Staying with schools – A week ago I quoted a tweet by Leah McElrath about Republicans using the pandemic to undermine parental support for public education. She added a couple examples. McElrath quoted a tweet from John Harwood who quoted Education Week:
"Tennessee aims to levy fines starting at $1-M on school districts each time a teacher is found to have 'knowingly-violated' state restrictions on classroom discussions about systemic racism, white privilege, and sexism, according to the Dept of Education"
Then a quote of Zeke Miller, quoting the Associated Press:
Florida approves private school vouchers if parents say children feel bullied by a district's mask-wearing rules.
A week ago McElrath quoted the Washington Post:
Perspective: Experts and writers who mostly disagreed with Trump — often vehemently — to look back on what he got right.
McElrath responded:
Trump attempted a coup and contributed to the unnecessary deaths of hundreds of thousands of Americans through his lies and inaction—and THIS is what the @washingtonpost
is going with.
Author Celeste Ng wrote:
I feel closer to an actual nervous breakdown right now re: COVID stuff than I did in April last year. Maybe it’s because we have tools to fight it and we just aren’t using them? It’s one thing to watch the world burn. It’s another to watch it burn holding a turned-off hose.
And I feel like our situation now is some of us holding a hose and wanting to use it, while some people push us away from the fire and also spray gasoline around. While waving the flag. Oh, and while saying the kids inside the building have a right to not get wet.
From another Dworkin pundit roundup from earlier this past week, Charlie Sykes from Bulwark.
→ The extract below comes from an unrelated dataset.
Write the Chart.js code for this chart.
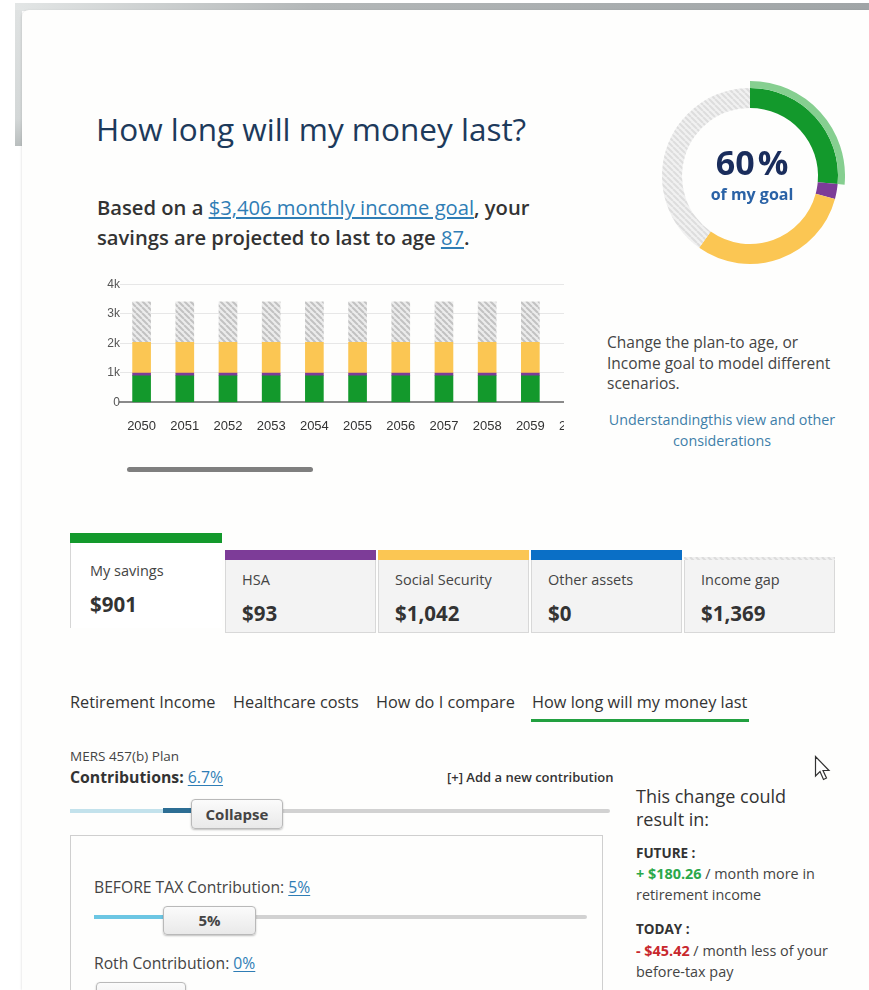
<!DOCTYPE html>
<html><head><meta charset="utf-8">
<script src="https://cdn.jsdelivr.net/npm/chart.js@4.4.0/dist/chart.umd.min.js"></script>
<style>
body{margin:0;width:869px;height:990px;overflow:hidden;background:#fff;font-family:"Open Sans",sans-serif;position:relative;color:#333}
.a{position:absolute;white-space:nowrap}
.lnk{color:#2f7db5;text-decoration:underline;text-underline-offset:2px}
.card{position:absolute;box-sizing:border-box}
.btn{position:absolute;box-sizing:border-box;border:1px solid #b9b9b9;border-radius:4px;background:linear-gradient(#fbfbfb,#e9e9e9);box-shadow:0 1px 2px rgba(0,0,0,.25);font-weight:700;font-size:15px;color:#444;text-align:center}
</style></head><body>

<!-- frame -->
<div class="a" style="left:15px;top:3px;width:854px;height:8px;background:linear-gradient(to right,#e3e6e6,#b3b7b8 35%,#a0a5a7)"></div>
<div class="a" style="left:15px;top:10px;width:7px;height:136px;background:linear-gradient(#dfe2e2,#d3d7d7 80%,#b9bebe)"></div>
<div class="a" style="left:22px;top:10px;width:847px;height:980px;background:#fefefd;border-top-left-radius:7px;box-shadow:-1px 0 2px rgba(0,0,0,.08)"></div>

<div class="a" style="left:96px;top:110px;font-size:31.5px;line-height:38px;color:#1d3a5b">How long will my money last?</div>
<div class="a" style="left:97px;top:192px;font-size:20.2px;line-height:30px;font-weight:600;color:#333">Based on a <span class="lnk" style="font-weight:400">$3,406 monthly income goal</span>, your<br>savings are projected to last to age <span class="lnk" style="font-weight:400">87</span>.</div>

<div id="barwrap" class="a" style="left:100px;top:277px;width:464px;height:173px;overflow:hidden">
  <canvas id="bars" width="504" height="173"></canvas>
</div>
<div class="a" style="left:127px;top:467px;width:186px;height:5px;border-radius:3px;background:#7f7f7f"></div>

<canvas id="donut" class="a" style="left:655px;top:81px" width="190" height="190"></canvas>
<div id="pct" class="a" style="left:680px;top:141px;width:144px;text-align:center;font-size:34px;line-height:42px;font-weight:700;color:#1a2d5c"></div>
<div class="a" style="left:680px;top:183px;width:144px;text-align:center;font-size:16px;line-height:22px;font-weight:700;color:#2a62a6">of my goal</div>

<div class="a" style="left:607px;top:332px;font-size:15.5px;line-height:20.5px;color:#444">Change the plan-to age, or<br>Income goal to model different<br>scenarios.</div>
<div class="a" style="left:592px;top:409px;width:260px;text-align:center;font-size:14.3px;line-height:21px;color:#3f7fa9;white-space:normal">Understandingthis view and other<br>considerations</div>

<div id="cards"></div>

<!-- tabs -->
<div class="a" style="left:70px;top:691px;font-size:16.3px;line-height:22px;color:#333">Retirement Income</div>
<div class="a" style="left:233px;top:691px;font-size:16.3px;line-height:22px;color:#333">Healthcare costs</div>
<div class="a" style="left:376px;top:691px;font-size:16.3px;line-height:22px;color:#333">How do I compare</div>
<div class="a" style="left:532px;top:691px;font-size:16.3px;line-height:22px;color:#333">How long will my money last</div>
<div class="a" style="left:531px;top:719px;width:218px;height:3px;background:#22a040"></div>

<div class="a" style="left:70px;top:747px;font-size:13.5px;line-height:18px;color:#444">MERS 457(b) Plan</div>
<div class="a" style="left:70px;top:767px;font-size:15.8px;line-height:20px;font-weight:700;color:#333">Contributions: <span class="lnk" style="font-weight:400">6.7%</span></div>
<div class="a" style="left:447px;top:768px;font-size:13px;line-height:18px;font-weight:600;color:#333">[+] Add a new contribution</div>

<div class="a" style="left:70px;top:809px;width:540px;height:4px;background:#d2d2d2;border-radius:2px"></div>
<div class="a" style="left:70px;top:809px;width:100px;height:4px;background:#c3e2ec"></div>
<div class="a" style="left:163px;top:808px;width:32px;height:5px;background:#2d6e94"></div>
<div class="btn" style="left:191px;top:799px;width:92px;height:30px;line-height:28px">Collapse</div>

<div class="a" style="left:70px;top:835px;width:533px;height:170px;border:1px solid #cfcfcf;box-sizing:border-box"></div>
<div class="a" style="left:94px;top:877px;font-size:15.7px;line-height:20px;color:#444">BEFORE TAX Contribution: <span class="lnk">5%</span></div>
<div class="a" style="left:94px;top:915px;width:493px;height:4px;background:#d2d2d2;border-radius:2px"></div>
<div class="a" style="left:94px;top:915px;width:75px;height:4px;background:#6cc6e3"></div>
<div class="btn" style="left:163px;top:906px;width:93px;height:29px;line-height:27px">5%</div>
<div class="a" style="left:94px;top:953px;font-size:15.7px;line-height:20px;color:#444">Roth Contribution: <span class="lnk">0%</span></div>
<div class="btn" style="left:96px;top:982px;width:90px;height:29px"></div>

<div class="a" style="left:636px;top:785px;font-size:18px;line-height:23px;color:#333">This change could<br>result in:</div>
<div class="a" style="left:636px;top:843px;font-size:13.5px;line-height:20px;font-weight:700;color:#333">FUTURE :</div>
<div class="a" style="left:636px;top:863px;font-size:14.4px;line-height:21px;color:#444"><span style="color:#2aa84a;font-weight:700">+ $180.26</span> / month more in<br>retirement income</div>
<div class="a" style="left:636px;top:919px;font-size:13.5px;line-height:20px;font-weight:700;color:#333">TODAY :</div>
<div class="a" style="left:636px;top:940px;font-size:14.4px;line-height:21px;color:#444"><span style="color:#c8282d;font-weight:700">- $45.42</span> / month less of your<br>before-tax pay</div>

<svg class="a" style="left:814px;top:755px" width="20" height="28" viewBox="0 0 20 28"><path d="M1.5 1.5 L1.5 21 L6 16.5 L9.5 24.5 L12.5 23 L9 15.5 L15 15.5 Z" fill="#fff" stroke="#333" stroke-width="1.2"/></svg>

<script>
// ---- data ----
const years = ['2050','2051','2052','2053','2054','2055','2056','2057','2058','2059','2060'];
const mySavings      = [901, 901, 901, 901, 901, 901, 901, 901, 901, 901, 901];
const hsa            = [93, 93, 93, 93, 93, 93, 93, 93, 93, 93, 93];
const socialSecurity = [1042, 1042, 1042, 1042, 1042, 1042, 1042, 1042, 1042, 1042, 1042];
const incomeGap      = [1369, 1369, 1369, 1369, 1369, 1369, 1369, 1369, 1369, 1369, 1369];
const yTicks = [0, 1000, 2000, 3000, 4000];
const yTickLabels = ['0', '1k', '2k', '3k', '4k'];
const sourceLabels = ['My savings', 'HSA', 'Social Security', 'Other assets', 'Income gap'];
const sourceValues = [901, 93, 1042, 0, 1369];
const goalPercent = 60;

function hatch(bg, fg, size, lw){
  const c = document.createElement('canvas'); c.width = c.height = size;
  const x = c.getContext('2d'); x.fillStyle = bg; x.fillRect(0,0,size,size);
  x.strokeStyle = fg; x.lineWidth = lw; x.beginPath();
  for (let k=-1;k<=1;k++){ x.moveTo(k*size,0); x.lineTo(k*size+size,size); }
  x.stroke();
  return x.createPattern(c,'repeat');
}
const cGreen='#13992c', cPurple='#7d3c98', cYellow='#fbc653', cBlue='#0a6fc6';
const barHatch = hatch('#ececec','#c2c2c2',6,2);
const ringHatch = hatch('#f1f1f1','#dddddd',6,2);
const tabHatch = hatch('#f0f0f0','#dcdcdc',6,2);

new Chart(document.getElementById('bars'), {
  type:'bar',
  data:{labels:years, datasets:[
    {label:sourceLabels[0], data:mySavings, backgroundColor:cGreen},
    {label:sourceLabels[1], data:hsa, backgroundColor:cPurple},
    {label:sourceLabels[2], data:socialSecurity, backgroundColor:cYellow},
    {label:sourceLabels[4], data:incomeGap, backgroundColor:barHatch}
  ]},
  options:{
    responsive:false, animation:false, events:[],
    layout:{padding:0},
    datasets:{bar:{barThickness:18}},
    plugins:{legend:{display:false}, tooltip:{enabled:false}},
    scales:{
      x:{stacked:true, grid:{display:false, drawTicks:false}, border:{color:'#8a8a8a', width:2},
         ticks:{autoSkip:false, maxRotation:0, color:'#333', padding:16, font:{size:13, family:'Liberation Sans'}}},
      y:{stacked:true, min:0, max:4000, afterFit:s=>{s.width=20;},
         afterBuildTicks:s=>{s.ticks = yTicks.map(v=>({value:v}));},
         ticks:{callback:(v)=>yTickLabels[yTicks.indexOf(v)], color:'#555', padding:0, font:{size:12, family:'Liberation Sans'}},
         grid:{color:'#e7e7e7', drawTicks:false}, border:{display:false}}
    }
  }
});

const rest = sourceValues.slice(1).reduce((a,b)=>a+b,0);
new Chart(document.getElementById('donut'), {
  type:'doughnut',
  data:{labels:sourceLabels, datasets:[
    {data:[sourceValues[0], rest], backgroundColor:['#86cf90','rgba(0,0,0,0)'], weight:7},
    {data:sourceValues, backgroundColor:[cGreen,cPurple,cYellow,cBlue,ringHatch], weight:20}
  ]},
  options:{responsive:false, animation:false, events:[], cutout:'71.6%',
    borderWidth:0, hoverOffset:0, offset:0, layout:{padding:0},
    plugins:{legend:{display:false}, tooltip:{enabled:false}}}
});
document.getElementById('pct').innerHTML = goalPercent + '<span style="margin-left:3px">%</span>';

// cards
const cardColors = [cGreen, cPurple, cYellow, cBlue, null];
const cardLeft = [70, 225, 378, 531, 684];
let html='';
sourceLabels.forEach((lab,i)=>{
  const active = i===0;
  const top = active?533:550, w = active?152:151;
  const bar = cardColors[i] ? `background:${cardColors[i]}` : '';
  html += `<div class="card" id="tb${i}" style="left:${cardLeft[i]}px;top:${top}px;width:${w}px;height:10px;${bar}"></div>`;
  html += `<div class="card" style="left:${cardLeft[i]}px;top:${top+10}px;width:${w}px;height:${active?85:73}px;`+
    (active?'background:#fff;border-left:1px solid #d6d6d6':'background:#f3f3f3;border:1px solid #d8d8d8;border-top:none')+`"></div>`;
  const lx = cardLeft[i] + (active?20:17);
  html += `<div class="a" style="left:${lx}px;top:${active?561:570}px;font-size:14.5px;line-height:20px;color:#444">${lab}</div>`;
  html += `<div class="a" style="left:${lx}px;top:${active?592:601}px;font-size:20.5px;line-height:24px;font-weight:700;color:#333">$${sourceValues[i].toLocaleString('en-US')}</div>`;
});
document.getElementById('cards').innerHTML = html;
(function(){
  const el = document.getElementById('tb4');
  const c = document.createElement('canvas'); c.width=151; c.height=10;
  const x = c.getContext('2d'); x.fillStyle = tabHatch; x.fillRect(0,0,151,10);
  el.appendChild(c);
})();
</script>
</body></html>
On one level D’Souza’s mockery of police officers injured in the line of duty is just another example of performative assholery, but it also fits a pattern worth noting: Charlie Kirk mocks Simone Biles for “weakness,” Tucker Carlson cackles about critics, and Laura Ingraham ridicules victims of the January 6 riots.
None of this has any relationship to the fight for freedom, limited government, or national greatness, or anything like a coherent set of ideas. But there is a through-line here: a strutting posture of faux toughness, and the celebration of the “strong” as opposed to the weak.
We’ve seen this play before.
And a bit of fun: Comedian Vinny Thomas does a two minute routine about “The Galactic Federation Interviews Earth for membership.” It’s from last December and has gotten 4.9 million views.